In practice, economists know surprisingly little about what drives inflation. Milton Friedman taught us that “inflation is always and everywhere a monetary phenomenon”.3 In one sense, he was spot on: sustained periods of high inflation are the product of unsustainably rapid monetary growth. In another sense, though, his dictum has been a distraction.4 In the era of inflation targeting, monetary forces have proved to be a poor guide to inflation dynamics.5
This inability to forecast inflation, and possibly even understand its dynamics ex-post, has altered how central bankers behave in two key ways. First, when making forecasts and setting policy, central banks now give far greater weight to current developments in price and wage inflation. Second, by reducing the perceived dangers of low unemployment (until there is clear evidence of its effect in wage growth). Because inflation has persistently surprised to the downside and pay growth has remained contained, a future period of above-target inflation has been viewed as low risk, while the dangers of depressed inflation have been amplified.

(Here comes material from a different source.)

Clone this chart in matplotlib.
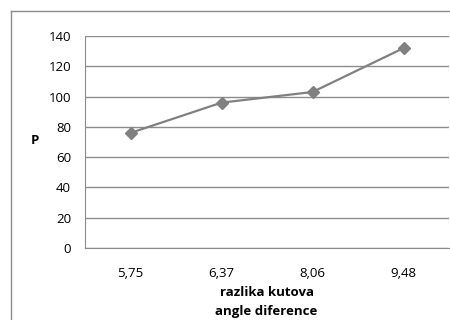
import matplotlib
matplotlib.use("Agg")
import matplotlib.pyplot as plt
from matplotlib.lines import Line2D

categories = ["5,75", "6,37", "8,06", "9,48"]
values = [76, 96, 103, 132]
yticks = [0, 20, 40, 60, 80, 100, 120, 140]

plt.rcParams['font.family'] = ['Open Sans', 'DejaVu Sans']

fig = plt.figure(figsize=(4.5, 3.2), dpi=100)
ax = fig.add_axes([85/450, 1-248/320, 364/450, 212/320])

x = [i + 0.5 for i in range(len(categories))]
ax.plot(x, values, color='#808080', lw=1.6, marker='D', markersize=6.5,
        markerfacecolor='#808080', markeredgecolor='#808080', zorder=3)

ax.set_xlim(0, len(categories))
ax.set_ylim(0, 140)
ax.set_yticks(yticks)
ax.set_yticklabels([str(v) for v in yticks], fontsize=9.5)
ax.set_xticks(x)
ax.set_xticklabels(categories, fontsize=9.5)
ax.tick_params(axis='both', length=0)
ax.tick_params(axis='y', pad=10)
ax.tick_params(axis='x', pad=14)
ax.grid(axis='y', color='#8c8c8c', lw=1)
ax.set_axisbelow(True)
for s in ['top', 'right']:
    ax.spines[s].set_visible(False)
ax.spines['left'].set_color('#8c8c8c')
ax.spines['bottom'].set_color('#8c8c8c')

fig.text(35/450, 1-141/320, "P", fontsize=9.5, fontweight='bold', ha='center', va='center')
fig.text(267/450, 1-293/320, "razlika kutova", fontsize=9.5, fontweight='bold', ha='center', va='center')
fig.text(266/450, 1-311/320, "angle diference", fontsize=9.5, fontweight='bold', ha='center', va='center')

fig.add_artist(Line2D([10.5/450, 10.5/450], [0, 1-10.5/320], transform=fig.transFigure, color='#8c8c8c', lw=1))
fig.add_artist(Line2D([10.5/450, 1], [1-10.5/320, 1-10.5/320], transform=fig.transFigure, color='#8c8c8c', lw=1))

fig.savefig("out.png", dpi=100)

Shifts in the inflation regime go hand-in-hand with economic disruption. They cannot be disentangled from the political dynamics of the day
Long gone, it would appear, are the days of “long and variable lags”, where central bankers would look to normalise policy before the economy had reached full employment. They may not be willing to wait until the “whites of inflation’s eyes” become visible (as Larry Summers suggested in 2015) but policy has become highly reactive to past inflation and wage growth. Persistently sub-par inflation has given the upper-hand to the so-called doves in all the major central banks. And it has provided ammunition for those arguing that policymakers should press hard on the accelerator, until there is categorical evidence that inflation is returning to target. Indeed, this is the explicit strategy of the US Federal Reserve under Jerome Powell.6
The Federal Reserve is now withdrawing stimulus and looks set to go further in this cycle. Powell’s Fed may be less dovish than Janet Yellen’s but it is still treading carefully. Short-term real interest rates are around zero, far below historic norms; and, if at all, they will only rise gradually. To anyone with a broad view of economic history, it will seem remarkable that US interest rates are so low (and the Fed’s balance sheet so bloated) in the context of sizeable fiscal stimulus and an unemployment rate just shy of its 50-year low. History would suggest that by now in the cycle one would want macroeconomic policy to be restricting growth.

We have been here before, in the late 1960s. While the reasons have differed in each cycle, the Fed has systematically failed to engineer soft-landings in the post-war period. Policy has moved too little, too late. On some occasions, the cycle has been brought to an end because of rising inflation. On others because of financial excess. Repeatedly, the brakes have been applied hard and fast, late in the cycle, long after economic imbalances have emerged.
Once again, the Fed is underestimating the danger of an overheating economy. A tightening of financial conditions is necessary to slow the economy. That the Fed appears to be blinking (hesitating to tighten further) is telling. It once again reiterates central bankers’ overwhelming fear of the deflationary ditch and the asymmetry at the heart of monetary policy.
This matters because Fed guidance about inflation and the path of interest rates anchors financial markets. Little wonder then that investors attach little weight to the possibility of even a limited burst of above-target inflation. Yet, we have an openly protectionist US president. Leading an administration now devoid of its moderate, globalist faction. An administration that is loosening the fiscal reins at a time of still supportive monetary policy and sub-4% unemployment.
Pricing in bond markets suggests a remarkable degree of confidence in the ability of the Fed to steer the economy to safe harbour.